"Bibendum the Michelin Man, introduced in 1898 by French artist O'Galop (pseudonym of Marius Rossillon), and one of the world's oldest trademarks. André Michelin apparently commissioned the creation of this jolly, rotund figure after his brother, Édouard, observed that a display of stacked tyres resembled a human form. Today, Bibendum is one of the world's most recognized trademarks, representing Michelin in over 150 countries.
The 1898 poster showed him offering the toast Nunc est bibendum ("Cheers!" or "Now is the time to drink" in Latin) to his scrawny competitors with a glass full of road hazards, with the title and the tag C'est à dire: À votre santé. Le pneu Michelin boit l'obstacle ("That is to say, to your health: The Michelin tyre drinks up obstacles"). It is unclear when the word "Bibendum" came to be the name of the character himself. At the latest, it was in 1908, when Michelin commissioned Curnonsky to write a newspaper column signed "Bibendum".
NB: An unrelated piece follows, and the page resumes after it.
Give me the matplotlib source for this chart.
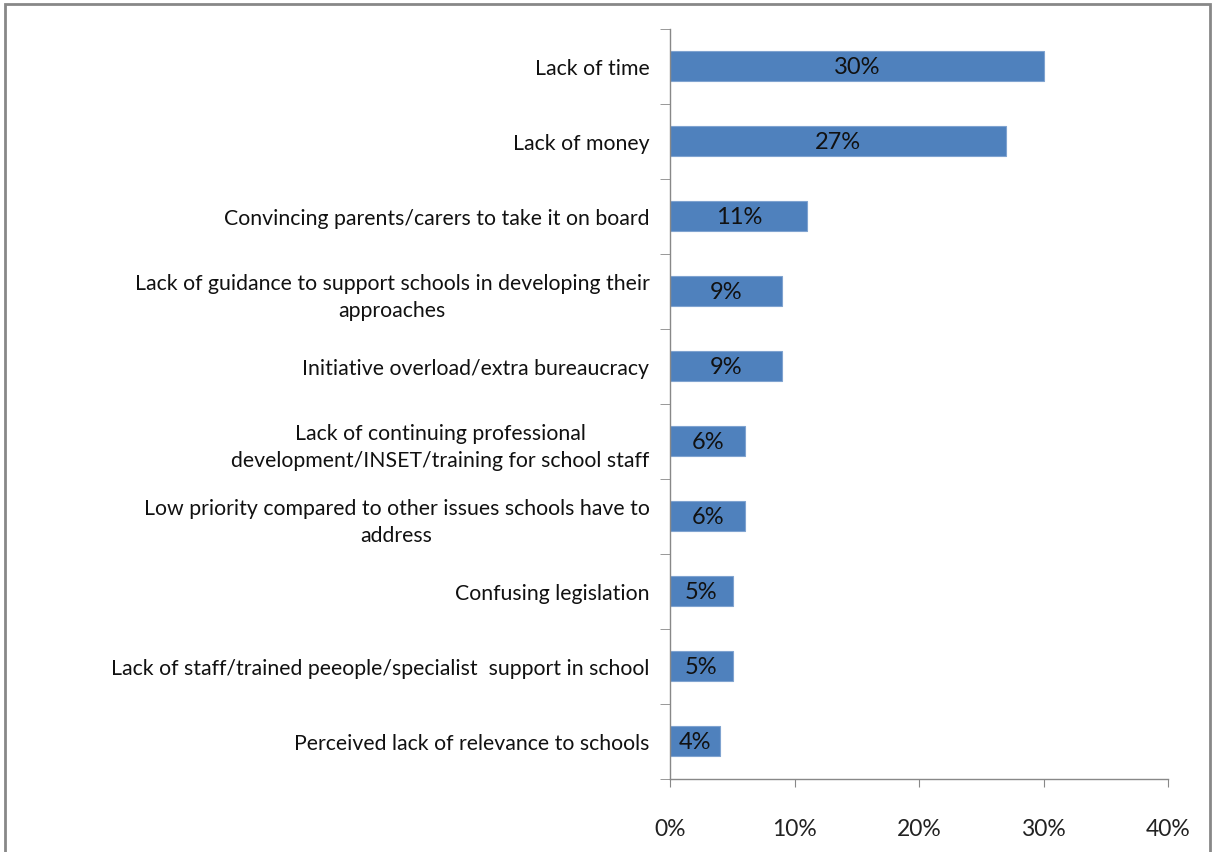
#!/usr/bin/env python3

import matplotlib
matplotlib.use("Agg")
import matplotlib.pyplot as plt
from matplotlib.patches import Rectangle
from matplotlib.ticker import FixedLocator, NullFormatter, PercentFormatter

categories = [
    "Lack of time",
    "Lack of money",
    "Convincing parents/carers to take it on board",
    "Lack of guidance to support schools in developing their\napproaches",
    "Initiative overload/extra bureaucracy",
    "Lack of continuing professional\ndevelopment/INSET/training for school staff",
    "Low priority compared to other issues schools have to\naddress",
    "Confusing legislation",
    "Lack of staff/trained peeople/specialist  support in school",
    "Perceived lack of relevance to schools",
]
values = [30, 27, 11, 9, 9, 6, 6, 5, 5, 4]
x_ticks = [0, 10, 20, 30, 40]

plt.rcParams["font.family"] = ["Lato", "DejaVu Sans"]

fig = plt.figure(figsize=(12.12, 8.53), dpi=100)
ax = fig.add_axes([0.553, 0.086, 0.411, 0.879])

n = len(categories)
positions = list(range(n))
ax.barh(positions, values, height=0.4, color="#4F81BD", edgecolor="#7FA3D0", linewidth=0.8)

for pos, val in zip(positions, values):
    ax.text(val / 2, pos, f"{val}%", ha="center", va="center", fontsize=17, color="#111111")

ax.set_xlim(0, 40)
ax.set_ylim(n - 0.5, -0.5)
ax.set_xticks(x_ticks)
ax.xaxis.set_major_formatter(PercentFormatter(decimals=0))
ax.tick_params(axis="x", labelsize=16.5, length=6, color="#888888", pad=22, labelcolor="#222222")

# category labels between the boundary ticks
ax.set_yticks(positions)
ax.set_yticklabels(categories, fontsize=15.3, color="#111111", multialignment="center",
                   linespacing=1.42)
ax.tick_params(axis="y", which="major", length=0, pad=15)
ax.yaxis.set_minor_locator(FixedLocator([p - 0.5 for p in positions] + [n - 0.5]))
ax.yaxis.set_minor_formatter(NullFormatter())
ax.tick_params(axis="y", which="minor", length=7, color="#888888")

for side in ["top", "right"]:
    ax.spines[side].set_visible(False)
for side in ["left", "bottom"]:
    ax.spines[side].set_color("#888888")
    ax.spines[side].set_linewidth(1.0)

# outer chart frame
fig.patches.append(Rectangle((5 / 1212, -0.01), 1205 / 1212, 1 - 5 / 853 + 0.01,
                             transform=fig.transFigure, fill=False,
                             edgecolor="#888888", linewidth=2))

fig.savefig("out.png", dpi=100)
The name of the plump tyre-man has entered the language to describe the appearance of someone obese or wearing comically bulky clothing: "How can I wrap up warm without looking like a Michelin Man?".
In Spain, michelín has acquired the meaning of the "tyres" or folds of fatty skin around the waist. His shape has changed over the years. O'Galop's logo was based on bicycle tyres, and wore glasses and smoked a cigar. By the 1980s Bibendum was being shown as a running Bib, and in 1998, his 100th anniversary, a slimmed-down version became the company's new logo; his vision had improved, and he had long since given up smoking. The slimming of the logo reflected both lower-profile, smaller tyres on sport compact automobiles and a more athletic, slimmer, and trimmer Bib.
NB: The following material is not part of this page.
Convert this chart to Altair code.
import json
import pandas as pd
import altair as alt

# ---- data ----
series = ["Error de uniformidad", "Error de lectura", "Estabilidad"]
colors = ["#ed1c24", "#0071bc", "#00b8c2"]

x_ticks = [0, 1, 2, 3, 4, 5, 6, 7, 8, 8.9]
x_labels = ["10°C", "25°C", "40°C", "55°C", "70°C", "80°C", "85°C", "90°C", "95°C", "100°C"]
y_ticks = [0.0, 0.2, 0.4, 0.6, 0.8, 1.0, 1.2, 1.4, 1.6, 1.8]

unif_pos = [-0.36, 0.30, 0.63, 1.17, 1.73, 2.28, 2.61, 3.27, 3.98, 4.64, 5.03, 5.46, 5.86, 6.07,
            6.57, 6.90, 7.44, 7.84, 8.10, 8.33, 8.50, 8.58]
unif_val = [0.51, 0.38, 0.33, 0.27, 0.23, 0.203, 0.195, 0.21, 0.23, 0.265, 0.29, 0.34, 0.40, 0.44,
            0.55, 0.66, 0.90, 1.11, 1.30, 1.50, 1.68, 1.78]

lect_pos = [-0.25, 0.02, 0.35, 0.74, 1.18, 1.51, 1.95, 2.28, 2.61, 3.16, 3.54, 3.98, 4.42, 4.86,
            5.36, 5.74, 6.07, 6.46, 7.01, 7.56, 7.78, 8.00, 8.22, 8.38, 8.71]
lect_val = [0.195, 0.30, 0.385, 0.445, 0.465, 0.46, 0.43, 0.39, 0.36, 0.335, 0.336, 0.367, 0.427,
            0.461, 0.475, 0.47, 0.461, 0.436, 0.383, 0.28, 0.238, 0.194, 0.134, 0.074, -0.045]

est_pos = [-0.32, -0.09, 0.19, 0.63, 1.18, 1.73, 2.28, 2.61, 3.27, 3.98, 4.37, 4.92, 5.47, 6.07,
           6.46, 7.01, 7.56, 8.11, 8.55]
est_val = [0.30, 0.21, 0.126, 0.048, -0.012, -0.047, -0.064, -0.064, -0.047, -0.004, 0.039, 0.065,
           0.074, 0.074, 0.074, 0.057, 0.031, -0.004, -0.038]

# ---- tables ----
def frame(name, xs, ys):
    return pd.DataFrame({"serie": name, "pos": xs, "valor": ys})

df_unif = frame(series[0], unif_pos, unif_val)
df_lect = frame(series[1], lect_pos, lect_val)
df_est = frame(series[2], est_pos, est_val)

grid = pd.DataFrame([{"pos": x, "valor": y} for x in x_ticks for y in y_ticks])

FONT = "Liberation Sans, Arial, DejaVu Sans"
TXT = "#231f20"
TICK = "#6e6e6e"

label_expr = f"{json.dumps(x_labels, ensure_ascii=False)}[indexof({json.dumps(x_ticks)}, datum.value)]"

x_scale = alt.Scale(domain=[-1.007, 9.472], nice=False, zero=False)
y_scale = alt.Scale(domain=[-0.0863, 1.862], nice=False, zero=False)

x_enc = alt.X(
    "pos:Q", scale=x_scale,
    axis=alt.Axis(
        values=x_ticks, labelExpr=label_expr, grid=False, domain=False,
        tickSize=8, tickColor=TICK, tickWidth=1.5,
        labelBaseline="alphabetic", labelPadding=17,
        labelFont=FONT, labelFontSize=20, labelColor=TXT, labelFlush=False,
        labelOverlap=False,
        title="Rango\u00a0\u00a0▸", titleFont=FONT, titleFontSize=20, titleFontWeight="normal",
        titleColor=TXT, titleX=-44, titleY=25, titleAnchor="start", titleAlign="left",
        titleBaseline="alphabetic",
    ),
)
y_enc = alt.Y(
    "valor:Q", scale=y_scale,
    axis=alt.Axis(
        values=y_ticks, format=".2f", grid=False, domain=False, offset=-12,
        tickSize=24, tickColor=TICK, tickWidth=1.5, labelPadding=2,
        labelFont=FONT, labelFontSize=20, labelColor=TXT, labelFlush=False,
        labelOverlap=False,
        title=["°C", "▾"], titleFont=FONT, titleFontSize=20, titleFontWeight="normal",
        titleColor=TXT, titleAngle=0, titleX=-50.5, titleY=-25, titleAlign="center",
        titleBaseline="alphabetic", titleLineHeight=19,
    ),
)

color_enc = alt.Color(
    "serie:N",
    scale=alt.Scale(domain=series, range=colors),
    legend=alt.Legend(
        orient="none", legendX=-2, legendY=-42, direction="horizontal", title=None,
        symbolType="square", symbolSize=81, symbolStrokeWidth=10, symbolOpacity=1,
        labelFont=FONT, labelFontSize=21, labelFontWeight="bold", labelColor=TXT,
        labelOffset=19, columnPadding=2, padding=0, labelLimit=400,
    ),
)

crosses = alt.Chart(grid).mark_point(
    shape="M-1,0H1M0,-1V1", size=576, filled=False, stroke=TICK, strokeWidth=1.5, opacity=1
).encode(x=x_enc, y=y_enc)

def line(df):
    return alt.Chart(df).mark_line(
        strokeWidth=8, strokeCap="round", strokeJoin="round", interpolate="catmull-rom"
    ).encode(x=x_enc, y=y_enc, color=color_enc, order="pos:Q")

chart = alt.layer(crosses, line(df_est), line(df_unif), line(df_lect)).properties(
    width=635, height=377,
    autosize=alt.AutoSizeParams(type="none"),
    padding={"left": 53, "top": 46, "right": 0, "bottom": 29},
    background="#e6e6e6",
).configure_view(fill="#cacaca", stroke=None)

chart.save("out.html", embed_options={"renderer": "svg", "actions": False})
Bibendum made a brief guest appearance in the Asterix series as the chariot-wheel dealer in certain translations, including the English one, of Asterix in Switzerland. (The original French version used the Gaulish warrior mascot of French service-station company Antar.) The image also plays a key role in William Gibson's novel Pattern Recognition. Michelin sued the performance artist Momus for releasing a song about the trademarked Michelin Man."
When in London be sure to visit the Bibendum resturant located in the original Michelin house. Restored in 1985 by Restaurateur and retailer Sir Terrance Orby Conran. Conran had to search for suppliers to recreate many of the building's original features. The three stained glass windows (below) which had been removed for safety during the Second World War had been lost and the glass cupolas at the front of the building had disappeared. After a long search, suppliers were found, and replicas of the windows and cupolas were made using original drawings, photos and posters.
Old round boy has inspired us all, especially Elieen Gray and her armchair.